Sepultada no Cemitério São João Batista, Odetinha passou a fazer milagres na década de 1970 e começou a ser adorada como a santinha do Cemitério de São João Batista. 

Sepultura de Odetinha, no Cemitério São João Batista, Autor não identificado, s/d.Portal Um/Flickr

Na mesma época em que Odetinha fazia milagres, a estátua do Cristo do Porto das Caixas, em Itaboraí, começou a sangrar e realizar prodígios fabulosos. Jornais noticiavam romarias farofeiras que engarrafavam a recém-inaugurada ponte Rio-Niterói e cruzavam a estrada Niterói-Manilha para reverenciar a imagem. As dezenas de cabeças, braços e pernas de cera, depositadas numa sala em louvor às graças alcançadas, causavam uma mistura de fascínio e temor.

No bairro do Lins de Vasconcelos, um dos celeiros das macumbas da cidade, terra do ogã Tião Casemiro, a voz de ouro dos festivais de umbanda, de tradicionais casas como o Templo Espírita Tupyara (1943) e a Tenda Espírita Ventania (1954), Odetinha dá nome a uma creche municipal. Em 2021, o Papa Franscisco reconheceu as “virtudes heroicas da Serva de Deus Odette Vidal Cardoso, leiga fiel”, como descreve o documento, que a concede o título de venerável. 

Odetinha e o Cristo de Porto das Caixas conviviam muito bem com as excursões de centros de macumba a uma cachoeira em Japeri, perto da estação de trens onde o bando de Tião Medonho assaltou o trem pagador, que passou a ser conhecida como “as cataratas do Iguaçu da macumba”.

Estandarte para Odetinha, na Basílica da Imaculada Conceição, em Botafogo Extraído de https://www.sementesdoverbo.org/noticias/tag/odetinha

Neste balaio fantástico, a venerável menina Odetinha, nascida em Madureira, santificada no cemitério São Joao Batista e reconhecida no Vaticano, nos convida a pensar que a cidade do Rio de Janeiro é chegada ao hábito de ritualizar os afetos pelos seus mortos ilustres.

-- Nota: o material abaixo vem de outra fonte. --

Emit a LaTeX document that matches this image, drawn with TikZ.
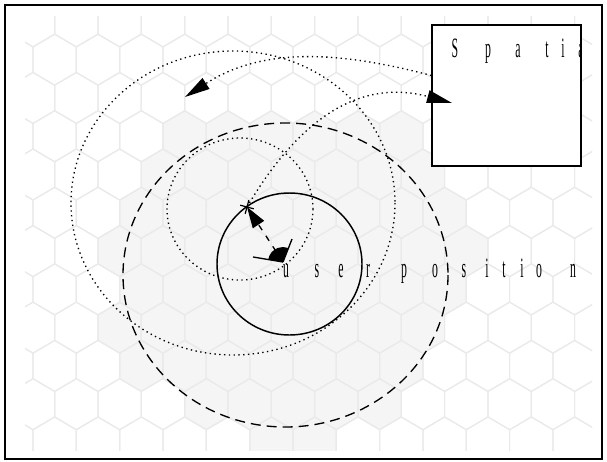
\documentclass[tikz,border=0pt]{standalone}
\usepackage{fontspec}
\setmainfont{Liberation Serif}
\usetikzlibrary{arrows.meta}
\definecolor{gridc}{RGB}{234,234,234}
\definecolor{shadec}{RGB}{245,245,245}
% one pointy-top hexagon around (#1,#2)
\newcommand\hexpath[2]{(#1,#2-25.5) -- (#1+21.67,#2-12.75) -- (#1+21.67,#2+12.75) -- (#1,#2+25.5) -- (#1-21.67,#2+12.75) -- (#1-21.67,#2-12.75) -- cycle}
\newcommand\narrowch[1]{\scalebox{0.42}[1]{#1}}
\begin{document}
\begin{tikzpicture}[x=0.75pt,y=-0.75pt,
  hexline/.style={draw=gridc,line width=0.9pt},
  hexshade/.style={fill=shadec},
  dotline/.style={line width=1pt,dash pattern=on 1pt off 2.6pt},
  rangeline/.style={line width=1pt,dash pattern=on 7.5pt off 4.5pt},
  ch/.style={anchor=base,inner sep=0pt,font=\fontsize{21}{21}\selectfont},
  bigtip/.style={-{Triangle[length=18.75pt,width=9.5pt]}},
  smalltip/.style={-{Triangle[length=15.75pt,width=10pt]}}]
\useasboundingbox (0,0) rectangle (607,461);

% hexagonal floor grid
\begin{scope}
\clip (25,16) rectangle (592,450);
\foreach \k/\a/\b in {3/3/8,4/3/9,5/2/9,6/2/10,7/2/9,8/2/9,9/2/8,10/4/8,11/5/6}{
  \pgfmathsetmacro\cy{21.4+38.28*\k}
  \pgfmathsetmacro\off{33+21.67*mod(\k,2)}
  \foreach \i in {\a,...,\b}{
    \pgfmathsetmacro\cx{\off+43.33*\i}
    \fill[hexshade] \hexpath{\cx}{\cy};
  }
}
\foreach \k in {0,...,12}{
  \pgfmathsetmacro\cy{21.4+38.28*\k}
  \pgfmathsetmacro\off{33+21.67*mod(\k,2)}
  \foreach \i in {-1,...,14}{
    \pgfmathsetmacro\cx{\off+43.33*\i}
    \draw[hexline] \hexpath{\cx}{\cy};
  }
}
\end{scope}

% positions
\coordinate (user) at (283,262);
\coordinate (cross) at (247,207);
\coordinate (intip) at (452,103);
\coordinate (outtip) at (185,97);

% previous estimate (dotted) and current estimate (solid / dashed)
\draw[dotline] (233,203) ellipse [x radius=162, y radius=152];
\draw[dotline] (240,209) ellipse [x radius=73, y radius=71];
\draw[rangeline] (285.5,275) ellipse [x radius=162.5, y radius=152];
\draw[line width=1.1pt] (289.5,264) ellipse [x radius=72.5, y radius=71];

% label of the user position
\foreach \c/\x in {u/286,s/317,e/341,r/368,p/404,o/435,s/464,i/487,t/504,i/522,o/539,n/573}
  \node[ch] at (\x,277) {\narrowch{\c}};

% spatial box
\node[draw,fill=white,line width=1pt,inner sep=0pt,minimum width=111.75pt,minimum height=105.75pt] (box) at (506.5,95.5) {};
\begin{scope}
\clip (box.south west) rectangle (box.north east);
\foreach \c/\x in {S/455,p/488,a/518,t/547,i/563,a/581}
  \node[ch] at (\x,57) {\narrowch{\c}};
\end{scope}

% dotted transfers to and from the box
\draw[dotline,bigtip] (cross) .. controls (292,130.5) and (352,76) .. (intip);
\draw[dotline,bigtip] ([yshift=15pt]box.west) .. controls (335,50) and (261,48) .. (outtip);

% heading from the user position to the marked point
\draw[line width=1pt,dash pattern=on 4.5pt off 5pt,smalltip] (user) -- (cross);
\fill (user) -- ++(-170.5:15) arc[start angle=-170.5,end angle=-68.6,radius=15] -- cycle;
\draw[line width=1pt] (user) -- ++(-170.5:30.4);
\draw[line width=1pt] (user) -- ++(-68.6:24.7);
\draw[line width=0.9pt] ([shift={(15:7)}]cross) -- ([shift={(195:7)}]cross);
\draw[line width=0.9pt] ([shift={(105:7)}]cross) -- ([shift={(285:7)}]cross);

% outer frame
\draw[line width=1.6pt] (5,5) rectangle (602,459);
\end{tikzpicture}
\end{document}
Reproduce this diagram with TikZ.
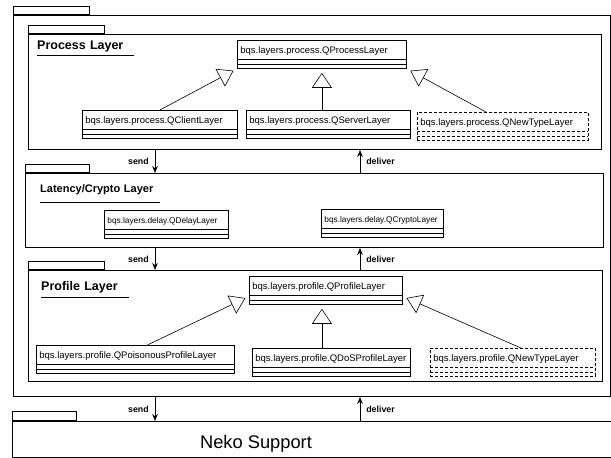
\documentclass[tikz,border=0pt]{standalone}
\usepackage{fontspec}
\setmainfont{Liberation Sans}
\usetikzlibrary{arrows.meta,positioning}
\hyphenpenalty=10000
\exhyphenpenalty=10000
\newcommand\clsfont{\fontsize{9.5pt}{11pt}\selectfont}
\newcommand\smlfont{\fontsize{8.3pt}{10pt}\selectfont}
\newcommand\ttlfont{\fontsize{12.5pt}{14pt}\selectfont\bfseries}
\newcommand\lblfont{\fontsize{8.8pt}{10pt}\selectfont\bfseries}
\newcommand\nekofont{\fontsize{18.3pt}{20pt}\selectfont}
\tikzset{
  pkgblk/.style={draw,line width=0.9pt,anchor=north west,inner sep=0pt},
  tabblk/.style={draw,line width=0.9pt,anchor=south west,inner sep=0pt,minimum height=8.5pt},
  cmpline/.style={line width=0.8pt},
  clsblk/.style={draw,line width=0.8pt,anchor=north west,inner xsep=3pt,inner ysep=0pt,
    text width=#1,align=left,text height=13pt,text depth=15pt,font=\clsfont,
    path picture={\draw[cmpline] ([yshift=9pt]path picture bounding box.south west) -- ([yshift=9pt]path picture bounding box.south east)
      ([yshift=4.5pt]path picture bounding box.south west) -- ([yshift=4.5pt]path picture bounding box.south east);}},
  newblk/.style={clsblk=#1,dash pattern=on 3pt off 2pt,cmpline/.append style={dash pattern=on 3pt off 2pt}},
  ttl/.style={font=\ttlfont,anchor=south west,inner sep=0pt,text depth=#1,align=left},
  uline/.style={line width=0.8pt},
  flow/.style={-{Stealth[length=7pt,width=5.5pt]},line width=0.7pt},
  inh/.style={-{Triangle[open,length=15pt,width=20pt]},line width=0.6pt,shorten >=4pt},
  lbl/.style={font=\lblfont,inner sep=0pt}
}
\begin{document}
\begin{tikzpicture}[x=1pt,y=-1pt]
  \useasboundingbox (0,0) rectangle (611,458);

  % packages
  \node[pkgblk,minimum width=597pt,minimum height=381pt] (outer) at (13,15) {};
  \node[tabblk,minimum width=76pt] (outertab) at (outer.north west) {};
  \node[pkgblk,minimum width=573pt,minimum height=115pt] (procpkg) at (28,34) {};
  \node[tabblk,minimum width=76pt] (proctab) at (procpkg.north west) {};
  \node[pkgblk,minimum width=578pt,minimum height=74pt] (latpkg) at (25,173) {};
  \node[tabblk,minimum width=64pt,minimum height=8pt] (lattab) at (latpkg.north west) {};
  \node[pkgblk,minimum width=574pt,minimum height=111pt] (profpkg) at (28,270) {};
  \node[tabblk,minimum width=76pt] (proftab) at (profpkg.north west) {};
  \node[pkgblk,minimum width=599pt,minimum height=35.5pt] (neko) at (12,421) {};
  \node[tabblk,minimum width=64pt,minimum height=9pt] (nekotab) at (neko.north west) {};
  \node[font=\nekofont,anchor=base] (nekotxt) at (256,448) {Neko Support};

  % titles
  \node[ttl=5pt,text width=97pt] (proctitle) at (37,55) {Process Layer};
  \draw[uline] (proctitle.south west) -- (proctitle.south east);
  \node[ttl=9pt,text width=120pt,font=\fontsize{11pt}{13pt}\selectfont\bfseries] (lattitle) at (40,202) {Latency/Crypto Layer};
  \draw[uline] (lattitle.south west) -- (lattitle.south east);
  \node[ttl=6pt,text width=88pt] (proftitle) at (41,297) {Profile Layer};
  \draw[uline] (proftitle.south west) -- (proftitle.south east);

  % process layer
  \node[clsblk=163pt] (proc) at (237,40) {bqs.layers.process.QProcessLayer};
  \node[clsblk=149pt] (cli) at (82,110) {bqs.layers.process.QClientLayer};
  \node[clsblk=158pt] (srv) at (246,110) {bqs.layers.process.QServerLayer};
  \node[newblk=165pt] (ntp) at (417,112) {bqs.layers.process.QNewTypeLayer};
  \draw[inh] (cli.north) -- (proc.south west);
  \draw[inh] (srv.north -| proc.south) -- (proc.south);
  \draw[inh] ([xshift=-17pt]ntp.north) -- (proc.south east);

  % latency layer
  \node[clsblk=118pt,font=\smlfont] (dly) at (104,210) {bqs.layers.delay.QDelayLayer};
  \node[clsblk=116pt,font=\smlfont] (cry) at (321,209) {bqs.layers.delay.QCryptoLayer};

  % profile layer
  \node[clsblk=147pt] (prof) at (249,276) {bqs.layers.profile.QProfileLayer};
  \node[clsblk=192pt] (poi) at (36,345) {bqs.layers.profile.QPoisonousProfileLayer};
  \node[clsblk=152pt] (dos) at (252,348) {bqs.layers.profile.QDoSProfileLayer};
  \node[newblk=159pt] (ntf) at (430,348) {bqs.layers.profile.QNewTypeLayer};
  \coordinate (dosup) at ([xshift=-4pt]prof.south);
  \draw[inh] ([xshift=12pt]poi.north) -- ([yshift=-6pt]prof.west);
  \draw[inh] (dos.north -| dosup) -- (dosup);
  \draw[inh] ([xshift=8pt]ntf.north) -- ([yshift=-6pt]prof.east);

  % send / deliver
  \coordinate (sx) at (155,0);
  \coordinate (dx) at (360,0);
  \draw[flow] (procpkg.south -| sx) -- node[lbl,left=6pt] {send} (latpkg.north -| sx);
  \draw[flow] (latpkg.north -| dx) -- node[lbl,right=6pt] {deliver} (procpkg.south -| dx);
  \draw[flow] (latpkg.south -| sx) -- node[lbl,left=6pt] {send} (profpkg.north -| sx);
  \draw[flow] (profpkg.north -| dx) -- node[lbl,right=6pt] {deliver} (latpkg.south -| dx);
  \draw[flow] (outer.south -| sx) -- node[lbl,left=6pt] {send} (neko.north -| sx);
  \draw[flow] (neko.north -| dx) -- node[lbl,right=6pt] {deliver} (outer.south -| dx);
\end{tikzpicture}
\end{document}
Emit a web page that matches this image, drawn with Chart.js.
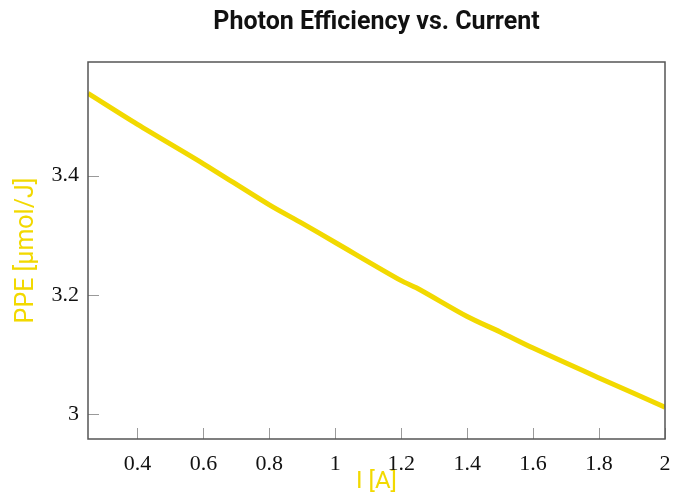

Se juntam à santinha Odete, nomes com o da cantora Clara Nunes e o do ator Paulo Sérgio. Ambos são verdadeiros fenômenos no que diz respeito as peregrinações a túmulos no Brasil. Enquanto Paulo Sérgio juntou mais de uma centena de milhares de pessoas em seu velório no cemitério do Caju e continua a mobilizar peregrinos no eixo Rio-São Paulo, a cantora foi seguida por dezenas de milhares de pessoas em seu velório na quadra da Portela e é dona de um dos túmulos mais visitados até os dias de hoje no São João Batista, em Botafogo.

Túmulo da cantora Clara Nunes, 2015. Tomaz Silva/Agência Brasil

Já no cemitério de Inhaúma, a romaria é ao túmulo de Taninha, menina assassinada em um dos crimes mais impactantes da história da cidade, em 1960. A criança, aos quatro anos de idade, foi assassinada por Neide, a amante do pai, que passou a ser conhecida como a Fera da Penha. A quadra 21, carneiro 17 do cemitério, ainda hoje é enfeitada com bonecas, uma estátua de São Jorge e placas de agradecimento pelas graças alcançadas.

Os mortos ilustres cidade se avivam irmanados nas memórias, afetos e ritos de sua gente para nos fazer cismar com a ideia de que o milagre é algo extraordinário; como uma espécie de mistério mais íntimo das afeições mundanas.